授業中に発表するだけであがる、知らない人に会うと緊張しすぎて何も言えない
など、「あがり症」に悩んでいる人は多いのでは。精神科医の勝久寿先生に「あがり症」と上手に向き合う方法を聞いた。 (山口佳子)

過度に怖がらないで

「あがる」とは「相手によく思われたい」「失敗したくない」という気持ちが強くなることで、交感神経が活発になる状態だ。時には、発汗や赤面、ドキドキするなどの身体的な症状が出たり、言葉が出なくなったりする場合もある。

勝先生は「緊張すること自体は、決して悪いことではない」と強調する。堂々としてい
ても内容が全くない発表より、発表者が緊張していても内容が充実している方が好感を持
たれるはずだ。

「あがる」ことを過度に怖がる必要はない。緊張を抑えることだけに気を取られてしまうと、交感神経はますます活発になるため、発汗や赤面の身体症状がひどくなる場合もある。「緊張に対する不安を消そうとするのは逆効果です」。緊張をどう回避するかを考えるよりも、不安はそのままにして、願望や目的を達成するにはどうしたらいいかを考えよう。

腹式呼吸で落ち着こう

授業などでの発表が迫っていてドキドキするときは、よい発表をしたいという願望があ
るからだ。発表までに時間があるのなら、充実した内容になるようきちんと準備しよう。緊張していても充実した発表ができたという成功体験があれば、次の発表にも挑戦することができるだろう。失敗したと思った場合は、なぜ緊張したのかではなく、どうすれば目的や願望が達成できたかを考えることが次のステップにつながる。

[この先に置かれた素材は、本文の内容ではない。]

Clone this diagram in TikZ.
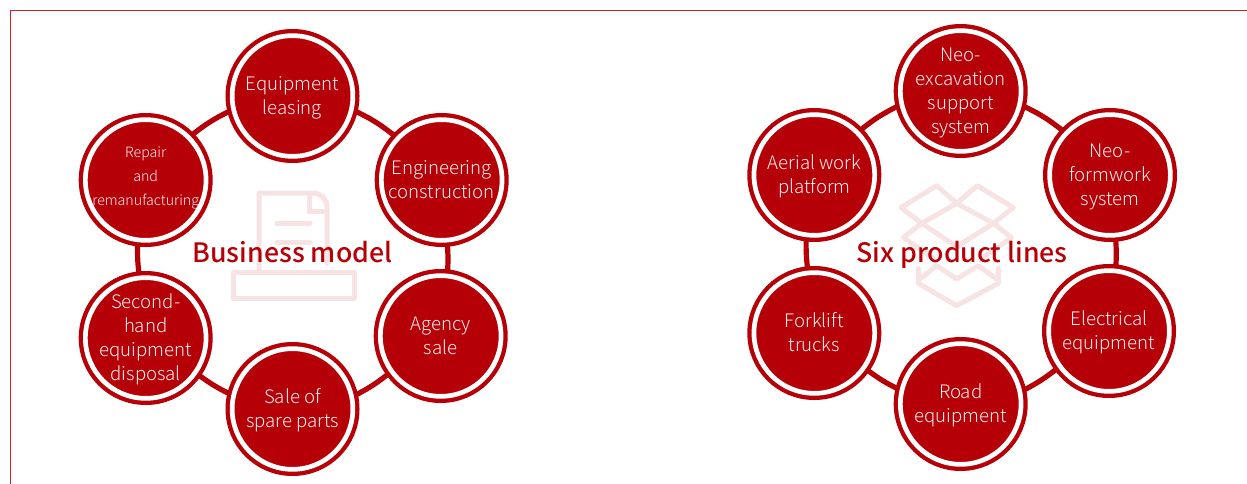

授業中に突然指名されるなど十分に準備ができないときには、腹式呼吸がお勧めだ。しっかり息を吐ききることで、副交感神経を刺激し緊張を和らげることができる。また、発表の冒頭で結論を短く言うと落ち着きやすい。

失敗しても許される

勝先生は「高校時代は失敗も許される時期。緊張から回避することを考えるのではなく、目的とどう向き合っていくかを学んでほしい」と話す。

一方、「あがり症」が原因で学校に行けなくなるなど日常生活に支障が出る場合は、社交不安障害という心の病気の可能性もある。有効な治療法もあるので、心療内科や精神科などの専門医に相談してみよう。

 

 

 
勝久寿先生
(人形町メンタルクリニック院長)
かつ・ひさとし 精神科専門医。著書に「『いつもの不安』を解消するためのお守りノート」(永岡書店)。